[Dataset extract start]

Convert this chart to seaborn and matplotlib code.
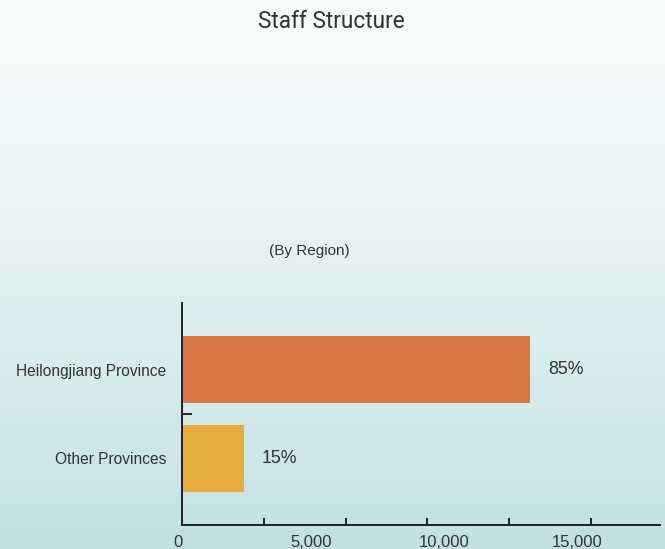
import numpy as np
import pandas as pd
import matplotlib
matplotlib.use("Agg")
import matplotlib.pyplot as plt
import matplotlib.ticker as mticker
import matplotlib.transforms as mtrans
import seaborn as sns

title = "Staff Structure"
subtitle = "(By Region)"
regions = ["Heilongjiang Province", "Other Provinces"]
staff = [13100, 2330]
shares = ["85%", "15%"]
bar_colors = ["#D87744", "#E8AC3E"]
xtick_values = [0, 5000, 10000, 15000]
xtick_labels = ["0", "5,000", "10,000", "15,000"]
xtick_marks = [3080, 6165, 9210, 12290, 15375]

sns.set_theme(style="white")
plt.rcParams["font.family"] = ["Liberation Sans", "DejaVu Sans"]

fig = plt.figure(figsize=(6.65, 5.49), dpi=100)

# gradient background
bg = fig.add_axes([0, 0, 1, 1], zorder=-10)
top = np.array([0.975, 0.988, 0.99])
bot = np.array([0.76, 0.88, 0.89])
t = np.linspace(0, 1, 256)[:, None]
t = t ** 1.3
grad = top[None, :] * (1 - t) + bot[None, :] * t
bg.imshow(np.repeat(grad[:, None, :], 2, axis=1), aspect="auto", extent=[0, 1, 0, 1], origin="upper")
bg.set_axis_off()

ax = fig.add_axes([182 / 665, 1 - 525 / 549, (660 - 182) / 665, (525 - 303) / 549])
ax.patch.set_alpha(0)

df = pd.DataFrame({"region": regions, "staff": staff})
sns.barplot(data=df, x="staff", y="region", hue="region", palette=bar_colors,
            orient="h", width=0.75, legend=False, ax=ax, saturation=1,
            linewidth=0, edgecolor="none")

ax.set_xlim(0, 17970)
ax.set_ylim(1.75, -0.75)
ax.set_xlabel("")
ax.set_ylabel("")

for spine in ["top", "right"]:
    ax.spines[spine].set_visible(False)
for spine in ["left", "bottom"]:
    ax.spines[spine].set_color("#222222")
    ax.spines[spine].set_linewidth(1.4)

ax.set_xticks(xtick_values)
ax.set_xticklabels(xtick_labels, fontsize=12, color="#333333")
ax.xaxis.set_minor_locator(mticker.FixedLocator(xtick_marks))
ax.tick_params(axis="x", which="major", length=0, pad=7)
ax.tick_params(axis="x", which="minor", bottom=True, length=5, width=1.4, color="#222222", direction="in")

ax.set_yticks([0, 1])
ax.set_yticklabels(regions, fontsize=11.2, color="#333333")
ax.yaxis.set_minor_locator(mticker.FixedLocator([0.5]))
ax.tick_params(axis="y", which="major", length=0, pad=11)
ax.tick_params(axis="y", which="minor", left=True, length=7, width=1.4, color="#222222", direction="in")

shift = mtrans.ScaledTranslation(-4 / 100, 0, fig.dpi_scale_trans)
for tick in ax.xaxis.get_major_ticks():
    tick.label1.set_transform(tick.label1.get_transform() + shift)

for i, (v, s) in enumerate(zip(staff, shares)):
    ax.annotate(s, xy=(v, i), xytext=(13, 0), textcoords="offset points",
                va="center", ha="left", fontsize=12.8, color="#333333")

fig.text(331 / 665, 1 - 22 / 549, title, ha="center", va="center",
         fontsize=16.3, color="#333333",
         family=["Roboto", "DejaVu Sans"])
fig.text(309 / 665, 1 - 251 / 549, subtitle, ha="center", va="center",
         fontsize=11, color="#333333")

fig.savefig("out.png", dpi=100)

[Dataset extract end]

Written instruction: Repeat the listing above from its first line through the line that contains "import seaborn as sns", both included, and nothing more. Drop the pictures.

Response to this task:
Convert this chart to seaborn and matplotlib code.
import numpy as np
import pandas as pd
import matplotlib
matplotlib.use("Agg")
import matplotlib.pyplot as plt
import matplotlib.ticker as mticker
import matplotlib.transforms as mtrans
import seaborn as sns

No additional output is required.